A friend wrote and said she would like to meet to ‘catch up’ and i had an immediate adverse reaction: at the moment i am trying to be as spontanous as possible; not book up my diary too much; get a feeling of space into my life follow so i can feel more relaxed about trying to follow my adapted Gersen diet.
For those of you who want to know that means: taking enzymes on empty stomach; juicing: trying to get to 8 a day – am up to about 4-5 – green, carrot and carrot and apple; oatmeal, fruit and orange juice for breakfast; hippocrates soup for lunch, or rice in veg stock with broccoli and fish or chicken; same for supper; snacking on rice cakes and fine oatcakes; odd bit dark chocolate, fighting sugar cravings; sometimes some goats milk yoghourt and stewed fruit or bananas; 2-3 coffee enemas a day; plus fit in trips out and get some overdue work done (even if it seems to be creating negative thoughts inside me and frustrating emotions which is probably not good for me at all – still hopefully once it is done it will be done. |I try and have a massage each week or reflexology with Rona and somtimes both. Try to meditate; largely unsuccessfully as mind to busy still. Keep following up leads for different cancer healing etc
Next week i go to London to see Etienne Callebout. Last Friday i had good chat with Andrew at Maggie Centre on role of mind in illness and how effective exorcising anger might be. I have made an appointment to see a ‘hands of light’ cancer healer in Findhorn Tjitze de Jong – first available date 2nd January 2012! – will i get up there by car in winter weather? last year it was deep snow and i would never have managed it. No trains on 1st january so could be hard! Andrew had heard of both de Jong and Callebout – other Maggie poeple gone there so that’s re-assuring. I start an art course at Maggies on Friday- try and get in touch with ‘inner thoughts’ i may be hiding from myself through creativity.
One has to take some responsibility for having cancer while not making onself feel guilty. There’s a bit of a double bind in it all. I guess i have issues still around Chile (which is why i think i still find it so hard to write about in any way objectively about Chilean music; Cuba (as my marriage collapsed when i was doing lots of lovely research there which kind of made that work go out the window and it all feels intense when i write about it…); I have several books i have not written yet have done all the work for; and chapters for others books too- why why why?? maybe also issues about my parents and my relationship with mother (I remember Jungian therapist Winifred Rushworth whose dream groups i went to in the 1980s saying that in her experience few ever felt their mother had demonstrated their love enough).
One thinks one has come to term with things but has one? are they still there like healed scars waiting to be scratched again?

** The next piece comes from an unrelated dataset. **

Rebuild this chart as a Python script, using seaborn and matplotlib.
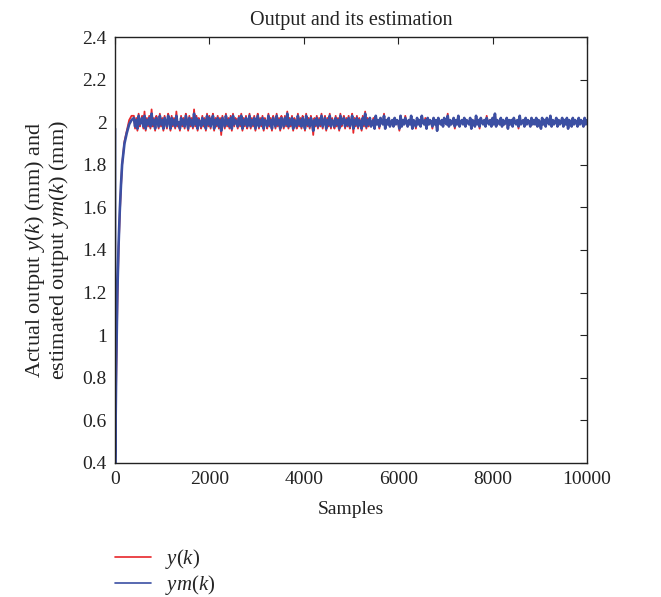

Also work wise – i never got a ‘proper job’ – never wanted to move with the children after my divorce – that was a good choice – and yet now i feel i vastly underplayed my talents in not doing so. Most of my mates are Professors now! could i have been one? did i take myself seriously enough? why can’t i write those books? why do i persist in trying even?! There is often a tendency to think ‘one is weighed in the balance and found wanting’ – that is a famous line from Holst’s setting of the Rig Veda I remember singing in my teens with the Cheshire Youth Choir. Not a productive thought at all…
The diet takes up lots of time preparing and clearing up plus needs regular trip to local waitrose to get as much organic stuff as posible – i take my pully shopper as veggies are heavy (and expensive but let’s not consider the cost – it’s my health and i aim to survive as long as i can). 2nd yoga class with Rosemary Leburn tonight – looking forward to it- would love to do yoga each day – with others, not alone.
A group of friends got together at the instigation of friend Su-a Lee – and they have put together a ‘pampering fund’ … last week i found out it is almost £1000 which is totally amazing. Overwhelming act of love – got to face it – people have done that for me – they love me – feels odd to write that like bragging or something – i can use it for all my different therapy costs. A real vote of confidence.
Had a great discussion ‘can we talk about daeth and dying’ at my church yesterday – such a welcoming community of people – about 30 folk in the centre guided by Anderson our curate from Sri Lanka and a very experienced member of church who works at the hospice – it was a fantastic, deep, sharing discussion and i managed to speak about ‘living’ not ‘dying’ and trying to find a spiritual life to counteract the medical side of things and everything else i am trying on what is called ‘the cancer journey’. Lots of lovely folk there of all ages.
It is strange but so very good when people say things to me like, ‘we prayed for you in Iona last week’ (thank you Susan, Gill and others) – good thoughts like hugs from friends and phone calls and cards and outings and a pampering fund help one feel less lonely on the road.
Last week went twice to North Berwick to eat mussels (strictly forbidden on diet) at Quality Street and Lobster Shack and walk the beach. Found great house in Victoria Street for whole family for next summer and booked it for week July 6th – see gonetothebeach.com – made a promise to myself to be fit and healthy by then … good aim!